Print nothing but the lines from the start of the listing below through the line that contains "periods = [1, 1.5, 2, 2.5, 3, 3.5]". Do not include the pictures.

——————

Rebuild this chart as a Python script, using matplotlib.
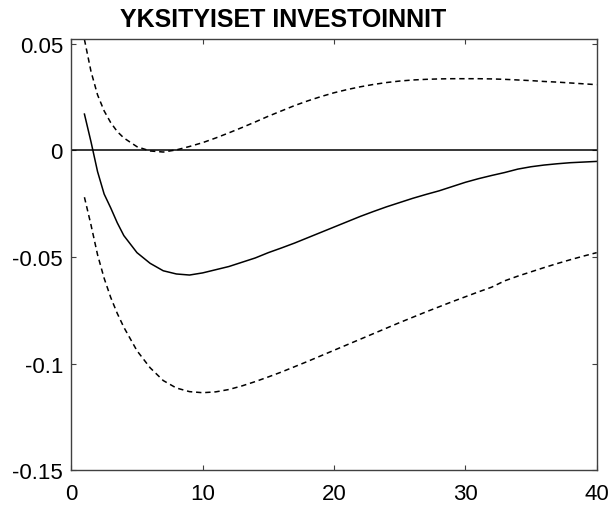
import matplotlib
matplotlib.use('Agg')
import matplotlib.pyplot as plt

periods = [1, 1.5, 2, 2.5, 3, 3.5] + list(range(4, 41))

# impulse response (solid) and confidence bands (dashed)
response = [0.017, 0.004, -0.010, -0.0205, -0.027, -0.034, -0.040, -0.048, -0.053, -0.0565, -0.058, -0.0585, -0.0575,
            -0.0560, -0.0545, -0.0525, -0.0505, -0.0480, -0.0458, -0.0435, -0.0410, -0.0385, -0.0360,
            -0.0335, -0.0310, -0.0287, -0.0265, -0.0245, -0.0225, -0.0207, -0.0190, -0.0170, -0.0150,
            -0.0133, -0.0118, -0.0104, -0.0088, -0.0077, -0.0069, -0.0063, -0.0058, -0.0055, -0.0052]
upper = [0.052, 0.037, 0.026, 0.0185, 0.013, 0.0088, 0.0058, 0.0017, -0.0003, -0.0008, 0.0002, 0.0018, 0.0036,
         0.0058, 0.0082, 0.0107, 0.0133, 0.0160, 0.0185, 0.0210, 0.0232, 0.0252, 0.0270,
         0.0285, 0.0298, 0.0309, 0.0318, 0.0325, 0.0330, 0.0333, 0.0335, 0.0336, 0.0336,
         0.0336, 0.0335, 0.0333, 0.0330, 0.0327, 0.0323, 0.0320, 0.0316, 0.0312, 0.0308]
lower = [-0.022, -0.035, -0.049, -0.060, -0.069, -0.0765, -0.083, -0.094, -0.102, -0.108, -0.1115, -0.1132, -0.1137,
         -0.1133, -0.1122, -0.1105, -0.1085, -0.1063, -0.1040, -0.1015, -0.0990, -0.0964, -0.0938,
         -0.0912, -0.0886, -0.0860, -0.0834, -0.0808, -0.0783, -0.0758, -0.0734, -0.0710, -0.0687,
         -0.0664, -0.0642, -0.0612, -0.0590, -0.0570, -0.0550, -0.0531, -0.0513, -0.0496, -0.0480]

xticks = [0, 10, 20, 30, 40]
yticks = [-0.15, -0.1, -0.05, 0, 0.05]
yticklabels = ['-0.15', '-0.1', '-0.05', '0', '0.05']

plt.rcParams['font.family'] = ['Liberation Sans', 'DejaVu Sans']

fig = plt.figure(figsize=(6.12, 5.06), dpi=100)
ax = fig.add_axes([0.1165, 0.069, 0.8585, 0.851])

ax.axhline(0, color='black', lw=1.1)
ax.plot(periods, response, color='black', lw=1.1)
ax.plot(periods, upper, color='black', lw=1.1, dashes=(3.5, 2.5))
ax.plot(periods, lower, color='black', lw=1.1, dashes=(3.5, 2.5))

ax.set_xlim(0, 40)
ax.set_ylim(-0.15, 0.052)
ax.set_xticks(xticks)
ax.set_yticks(yticks)
ax.set_yticklabels(yticklabels)
ax.tick_params(direction='in', length=3.6, width=0.8, color='#404040',
               top=True, right=True, labelsize=16)
ax.tick_params(axis='x', pad=9.5)
ax.tick_params(axis='y', pad=6)
for s in ax.spines.values():
    s.set_color('#404040')
    s.set_linewidth(1.0)

ax.text(0.403, 1.02, 'YKSITYISET INVESTOINNIT', transform=ax.transAxes,
        ha='center', va='bottom', fontsize=18, fontweight='bold')

fig.savefig('out.png', dpi=100)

——————

■ **Reply**
Rebuild this chart as a Python script, using matplotlib.
import matplotlib
matplotlib.use('Agg')
import matplotlib.pyplot as plt

periods = [1, 1.5, 2, 2.5, 3, 3.5] + list(range(4, 41))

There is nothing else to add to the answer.